Machine learning research papers often treat learning and inference as two separate tasks, but it is not quite clear to me what the distinction is. In this book for example they use Bayesian statistics for both kinds of tasks, but do not provide a motivation for that distinction. I have several vague ideas what it could be about, but I would like to see a solid definition and perhaps also rebuttals or extensions of my ideas:

  • The difference between inferring the values of latent variables for a certain data point, and learning a suitable model for the data.
  • The difference between extracting variances (inference) and learning the invariances so as to be able to extract variances (by learning the dynamics of the input space/process/world).
  • The neuroscientific analogy might be short-term potentiation/depression (memory traces) vs long-term potentiation/depression.

Best Answer

I agree with Neil G's answer, but perhaps this alternative phrasing also helps:

Consider the setting of a simple Gaussian mixture model. Here we can think of the model parameters as the set of Gaussian components of the mixture model (each of their means and variances, and each one's weight in the mixture).
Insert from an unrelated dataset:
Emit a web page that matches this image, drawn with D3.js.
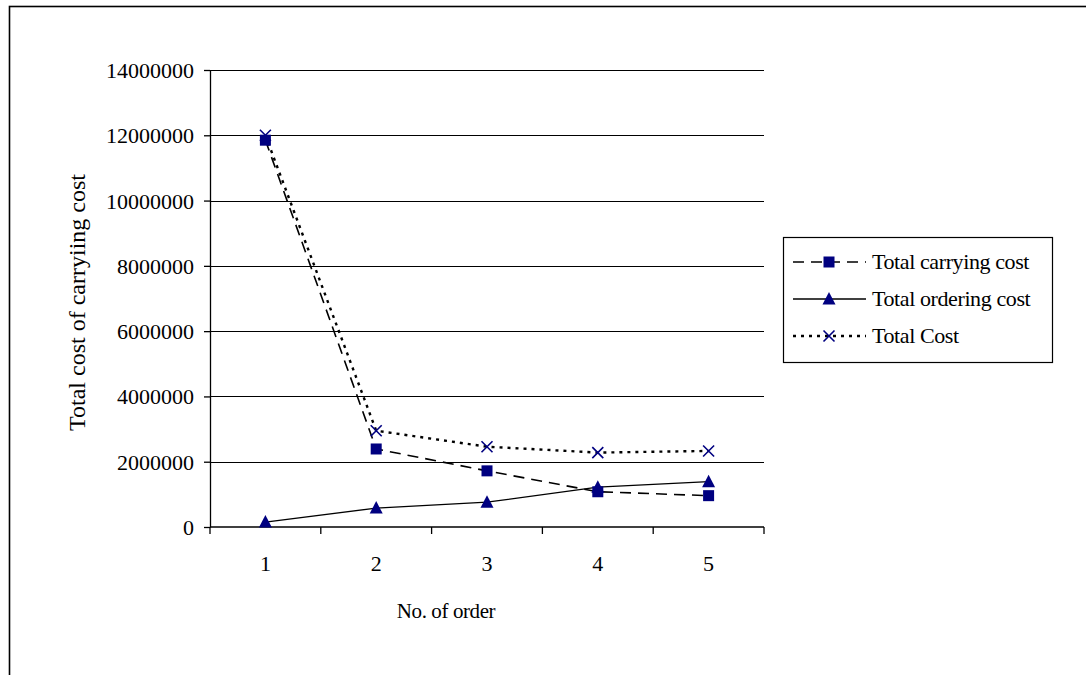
<!DOCTYPE html>
<html>
<head>
<meta charset="utf-8">
<script src="https://cdn.jsdelivr.net/npm/d3@7"></script>
<style>
  body { margin: 0; background: #fff; }
  svg { display: block; font-family: "Liberation Serif", "Times New Roman", serif; }
  svg text { font-family: "Liberation Serif", "Times New Roman", serif; }
</style>
</head>
<body>
<div id="chart"></div>
<script>
const orders = ["1", "2", "3", "4", "5"]
const carryingCost = [11850000, 2390000, 1720000, 1080000, 960000]
const orderingCost = [150000, 580000, 760000, 1220000, 1390000]
const totalCost = [12000000, 2950000, 2460000, 2280000, 2330000]
const yTicks = [0, 2000000, 4000000, 6000000, 8000000, 10000000, 12000000, 14000000]

const width = 1086, height = 675
const margin = [70, 322, 148, 210] // top right bottom left
const navy = "#000080"
const fs = 22

const series = [
  { name: "Total carrying cost", values: carryingCost, dash: "11,7", width: 1.6, marker: "square" },
  { name: "Total ordering cost", values: orderingCost, dash: null, width: 1.3, marker: "triangle" },
  { name: "Total Cost", values: totalCost, dash: "3,5", width: 2.4, marker: "cross" }
]

const x = d3.scaleBand().domain(orders).range([margin[3], width - margin[1]])
const y = d3.scaleLinear().domain([0, 14000000]).range([height - margin[2], margin[0]])

const svg = d3.create("svg")
  .attr("width", width)
  .attr("height", height)
  .attr("viewBox", [0, 0, width, height])

// outer frame (clipped at right/bottom like the original)
svg.append("rect")
  .attr("x", 9.5).attr("y", 6.5)
  .attr("width", width + 20).attr("height", height + 20)
  .attr("fill", "none").attr("stroke", "#000").attr("stroke-width", 1.6)

// gridlines
svg.append("g")
  .selectAll("line")
  .data(yTicks.slice(1))
  .join("line")
  .attr("x1", margin[3]).attr("x2", width - margin[1])
  .attr("y1", d => Math.round(y(d)) + 0.5).attr("y2", d => Math.round(y(d)) + 0.5)
  .attr("stroke", "#000").attr("stroke-width", 1.2)

const yAxis = d3.axisLeft(y).tickValues(yTicks).tickSize(6).tickSizeOuter(0).tickFormat(d3.format("d"))
svg.append("g")
  .attr("transform", `translate(${margin[3]},0)`)
  .call(yAxis)
  .attr("font-family", "Liberation Serif")
  .attr("font-size", fs)
  .call(g => g.selectAll("path, line").attr("stroke", "#000").attr("stroke-width", 1.3))
  .call(g => g.selectAll("text").attr("fill", "#000").attr("x", -16).attr("dy", "0.34em"))

const tickPos = orders.map(d => x(d)).concat([x.range()[1]])
const xg = svg.append("g")
xg.append("line")
  .attr("x1", margin[3]).attr("x2", width - margin[1])
  .attr("y1", y(0)).attr("y2", y(0))
  .attr("stroke", "#000").attr("stroke-width", 1.3)
xg.selectAll(".tk")
  .data(tickPos)
  .join("line")
  .attr("x1", d => d).attr("x2", d => d)
  .attr("y1", y(0)).attr("y2", y(0) + 7)
  .attr("stroke", "#000").attr("stroke-width", 1.3)
xg.selectAll("text")
  .data(orders)
  .join("text")
  .attr("x", d => x(d) + x.bandwidth() / 2)
  .attr("y", y(0) + 44)
  .attr("text-anchor", "middle")
  .attr("font-size", fs)
  .text(d => d)

svg.append("text")
  .attr("x", 446)
  .attr("y", 618)
  .attr("text-anchor", "middle")
  .attr("font-size", 21)
  .attr("letter-spacing", -0.4)
  .text("No. of order")

svg.append("text")
  .attr("transform", `translate(85,${(y(0) + y(14000000)) / 2 + 4}) rotate(-90)`)
  .attr("text-anchor", "middle")
  .attr("font-size", 24)
  .text("Total cost of carryiing cost")

const cx = i => x(orders[i]) + x.bandwidth() / 2
const line = d3.line().x((d, i) => cx(i)).y(d => y(d))

function drawMarker(g, type, px, py) {
  if (type === "square") {
    g.append("rect").attr("x", px - 5.5).attr("y", py - 5.5).attr("width", 11).attr("height", 11).attr("fill", navy)
  } else if (type === "triangle") {
    g.append("path").attr("d", `M${px},${py - 7}L${px + 6.5},${py + 5.5}L${px - 6.5},${py + 5.5}Z`).attr("fill", navy)
  } else {
    g.append("path").attr("d", `M${px - 5.5},${py - 5.5}L${px + 5.5},${py + 5.5}M${px + 5.5},${py - 5.5}L${px - 5.5},${py + 5.5}`)
      .attr("stroke", navy).attr("stroke-width", 1.6).attr("fill", "none")
  }
}

series.forEach(s => {
  svg.append("path")
    .datum(s.values)
    .attr("d", line)
    .attr("fill", "none")
    .attr("stroke", "#000")
    .attr("stroke-width", s.width)
    .attr("stroke-dasharray", s.dash)
})
series.forEach(s => {
  const g = svg.append("g")
  s.values.forEach((v, i) => drawMarker(g, s.marker, cx(i), y(v)))
})

// legend
const lg = svg.append("g")
lg.append("rect")
  .attr("x", 783.5).attr("y", 237.5).attr("width", 269).attr("height", 125)
  .attr("fill", "#fff").attr("stroke", "#000").attr("stroke-width", 1.2)
series.forEach((s, i) => {
  const ly = 262 + i * 37
  lg.append("line")
    .attr("x1", 793).attr("x2", 866).attr("y1", ly).attr("y2", ly)
    .attr("stroke", "#000").attr("stroke-width", s.width)
    .attr("stroke-dasharray", s.dash)
  drawMarker(lg, s.marker, 829, ly)
  lg.append("text")
    .attr("x", 872).attr("y", ly + 7)
    .attr("font-size", fs)
    .attr("letter-spacing", -0.4)
    .text(s.name)
})

document.querySelector("#chart").append(svg.node())
</script>
</body>
</html>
Given a set of model parameters, inference is the problem of identifying which component was likely to have generated a single given example, usually in the form of a "responsibility" for each component. Here, the latent variables are just the single identifier for which component generated the given vector, and we are inferring which component that was likely to have been. (In this case, inference is simple, though in more complex models it becomes quite complicated.)

Learning is the process of, given a set of samples from the model, identifying the model parameters (or a distribution over model parameters) that best fit the data given: choosing the Gaussians' means, variances, and weightings.

The Expectation-Maximization learning algorithm can be thought of as performing inference for the training set, then learning the best parameters given that inference, then repeating. Inference is often used in the learning process in this way, but it is also of independent interest, e.g. to choose which component generated a given data point in a Gaussian mixture model, to decide on the most likely hidden state in a hidden Markov model, to impute missing values in a more general graphical model, ....